PROBLEM TO WORK ON: Give again, word for word, the lines below that run from the line with "Emit a Python" through the line with "plt.rcParams['font.family'] = ['Liberation". Drop the pictures.

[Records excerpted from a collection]
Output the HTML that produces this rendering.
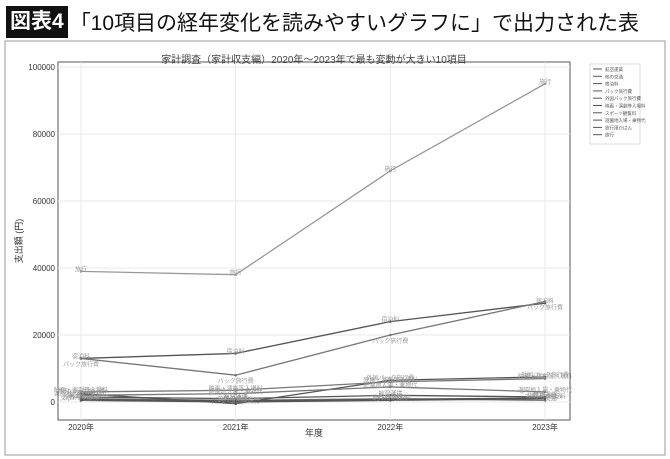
<!DOCTYPE html>
<html><head><meta charset="utf-8"><style>
body{margin:0;width:670px;height:459px;background:#fff;overflow:hidden;font-family:"Liberation Sans","Noto Sans CJK JP",sans-serif}
#hdr{position:absolute;left:6px;top:6px;height:32px;display:flex;align-items:center}
#tag{background:#111;color:#fff;font-size:21px;padding:0 4px;height:32px;line-height:32px;font-weight:bold}
#ttl{font-size:21px;color:#111;margin-left:2px;font-weight:normal}
svg{position:absolute;left:0;top:0}
</style></head><body>
<div id="hdr"><span id="tag">図表4</span><span id="ttl">「10項目の経年変化を読みやすいグラフに」で出力された表</span></div>
<svg id="c" width="670" height="459"></svg>
<script>
const years=["2020年","2021年","2022年","2023年"];
const names=["航空運賃","他の交通","宿泊料","パック旅行費","外国パック旅行費","映画・演劇等入場料","スポーツ観覧料","遊園地入場・乗物代","旅行用かばん","旅行"];
const s0=[1500,1000,2000,1500];
const s1=[1000,500,1000,500];
const s2=[13000,14500,24000,29500];
const s3=[13000,8000,20000,30000];
const s4=[2500,-500,6500,7500];
const s5=[3000,3500,6000,7000];
const s6=[500,0,500,1000];
const s7=[2000,2500,4500,3000];
const s8=[800,300,800,1200];
const s9=[39000,38000,69000,95000];
const series=[s0,s1,s2,s3,s4,s5,s6,s7,s8,s9];
const yTicks=[0,20000,40000,60000,80000,100000];
const NS="http://www.w3.org/2000/svg";
const svg=document.getElementById('c');
const X0=58,X1=570,Y0=420,Y1=62;
const xs=i=>81+i*(545-81)/3;
const ys=v=>402-v*(402-67)/100000;
function mk(t,a,p){const e=document.createElementNS(NS,t);for(const k in a)e.setAttribute(k,a[k]);(p||svg).appendChild(e);return e;}
let e;
e=mk('rect',{x:5,y:41,width:660,height:414,fill:'none',stroke:'#999','stroke-width':1});


e=mk('rect',{x:X0,y:Y1,width:X1-X0,height:Y0-Y1,fill:'none',stroke:'#555','stroke-width':1});


e=mk('text',{x:314,y:63,'font-size':10,fill:'#444','text-anchor':'middle'});e.textContent='家計調査（家計収支編）2020年〜2023年で最も変動が大きい10項目';


yTicks.forEach(v=>{
 e=mk('line',{x1:X0,x2:X1,y1:ys(v),y2:ys(v),stroke:'#e8e8e8'});
 
 
 e=mk('text',{x:X0-3,y:ys(v)+3,'font-size':8,fill:'#333','text-anchor':'end'});e.textContent=v;
 
 
});
years.forEach((y,i)=>{
 e=mk('line',{x1:xs(i),x2:xs(i),y1:Y1,y2:Y0,stroke:'#e8e8e8'});
 
 
 e=mk('text',{x:xs(i),y:Y0+10,'font-size':8,fill:'#333','text-anchor':'middle'});e.textContent=y;
 
 
});
e=mk('text',{x:314,y:436,'font-size':9,fill:'#333','text-anchor':'middle'});e.textContent='年度';


e=mk('text',{x:22,y:241,'font-size':9,fill:'#333','text-anchor':'middle',transform:'rotate(-90 22 241)'});e.textContent='支出額 (円)';


series.forEach((s,k)=>{
 const col=k===9?'#999':(k%2?'#777':'#555');
 e=mk('polyline',{points:s.map((v,i)=>xs(i)+','+ys(v)).join(' '),fill:'none',stroke:col,'stroke-width':1.3});
 
 
 s.forEach((v,i)=>{
  e=mk('circle',{cx:xs(i),cy:ys(v),r:1.3,fill:col});
  
  
  e=mk('text',{x:xs(i),y:ys(v)+(k===3?8:0),'font-size':6,fill:'#999','text-anchor':'middle'});e.textContent=names[k];
  
  
 });
});
e=mk('rect',{x:590,y:64,width:50,height:80,fill:'#fff',stroke:'#ddd'});


names.forEach((n,k)=>{
 const y=69+k*7.3;
 e=mk('line',{x1:593,x2:602,y1:y,y2:y,stroke:'#555'});
 
 
 e=mk('text',{x:605,y:y+2,'font-size':4.5,fill:'#555'});e.textContent=n;
 
 
});
</script>
</body></html>
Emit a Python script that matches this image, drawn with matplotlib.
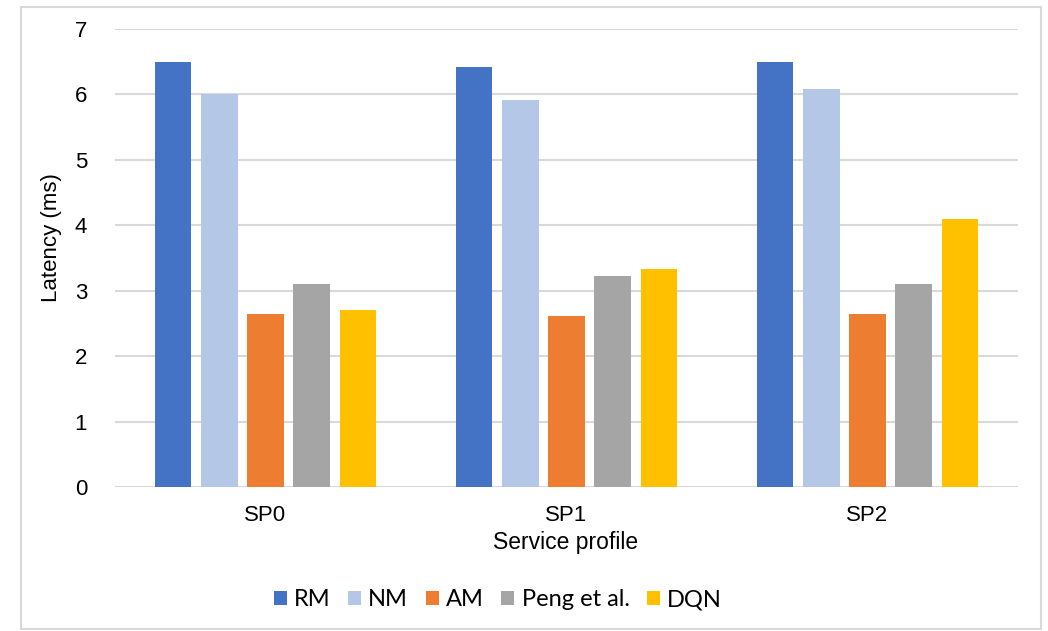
import numpy as np
import matplotlib.pyplot as plt
from matplotlib.patches import Rectangle

plt.rcParams['font.family'] = ['Liberation Sans', 'DejaVu Sans']

profiles = ['SP0', 'SP1', 'SP2']
methods = ['RM', 'NM', 'AM', 'Peng et al.', 'DQN']
colors = ['#4472C4', '#B4C7E7', '#ED7D31', '#A5A5A5', '#FFC000']

rm = [6.49, 6.42, 6.50]
nm = [6.00, 5.92, 6.08]
am = [2.64, 2.62, 2.65]
peng = [3.11, 3.22, 3.11]
dqn = [2.70, 3.33, 4.10]
series = [rm, nm, am, peng, dqn]

W, H = 1048, 631
fig = plt.figure(figsize=(W / 100, H / 100), dpi=100)
ax = fig.add_axes([115 / W, 1 - 487 / H, (1018 - 115) / W, (487 - 29) / H])

x = np.arange(len(profiles))
slot = 0.153
bw = 0.12
for i, (vals, c, name) in enumerate(zip(series, colors, methods)):
    ax.bar(x + (i - 2) * slot, vals, bw, color=c, label=name, zorder=3)

ax.set_xlim(-0.5, 2.5)
ax.set_ylim(0, 7)
ax.set_yticks(range(8))
ax.set_xticks(x)
ax.set_xticklabels(profiles)
ax.yaxis.grid(True, color='#D9D9D9', linewidth=1.5, zorder=0)
ax.set_axisbelow(True)
for s in ax.spines.values():
    s.set_visible(False)
ax.tick_params(axis='both', length=0, labelsize=16, colors='black')
ax.tick_params(axis='y', pad=20)
ax.tick_params(axis='x', pad=13)

fig.text(51 / W, 1 - 238 / H, 'Latency (ms)', rotation=90, ha='center', va='center', fontsize=16)
fig.text(566 / W, 1 - 543 / H, 'Service profile', ha='center', va='center', fontsize=16.5)

fig.legend(loc='center', bbox_to_anchor=(498 / W, 1 - 600 / H), ncol=5, frameon=False,
           prop={'family': ['Lato', 'DejaVu Sans'], 'size': 17},
           handlelength=0.55, handleheight=0.55, handletextpad=0.3, columnspacing=0.75)

# chart border
fig.patches.append(Rectangle((21 / W, 1 - 629 / H), (1041 - 21) / W, (629 - 7) / H,
                             transform=fig.transFigure, fill=False, edgecolor='#D9D9D9', linewidth=1.5))

fig.savefig('out.png', dpi=100)
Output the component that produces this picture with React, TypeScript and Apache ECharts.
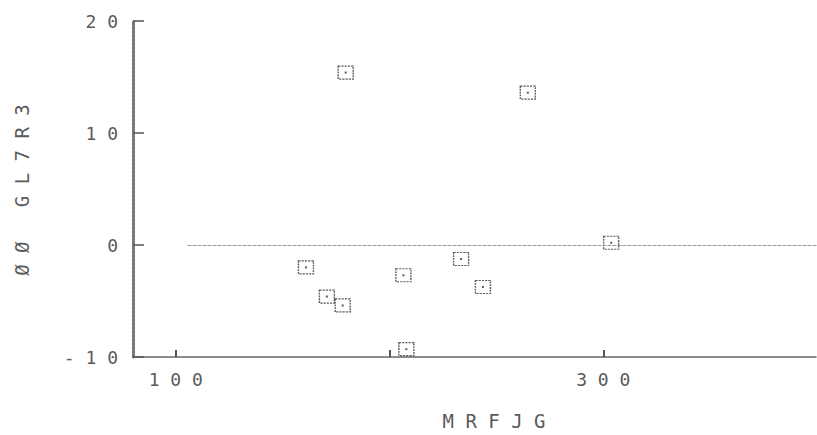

FULL ANSWER:
Emit a Python script that matches this image, drawn with matplotlib.
import numpy as np
import matplotlib.pyplot as plt
from matplotlib.patches import Rectangle

plt.rcParams['font.family'] = ['Liberation Sans', 'DejaVu Sans']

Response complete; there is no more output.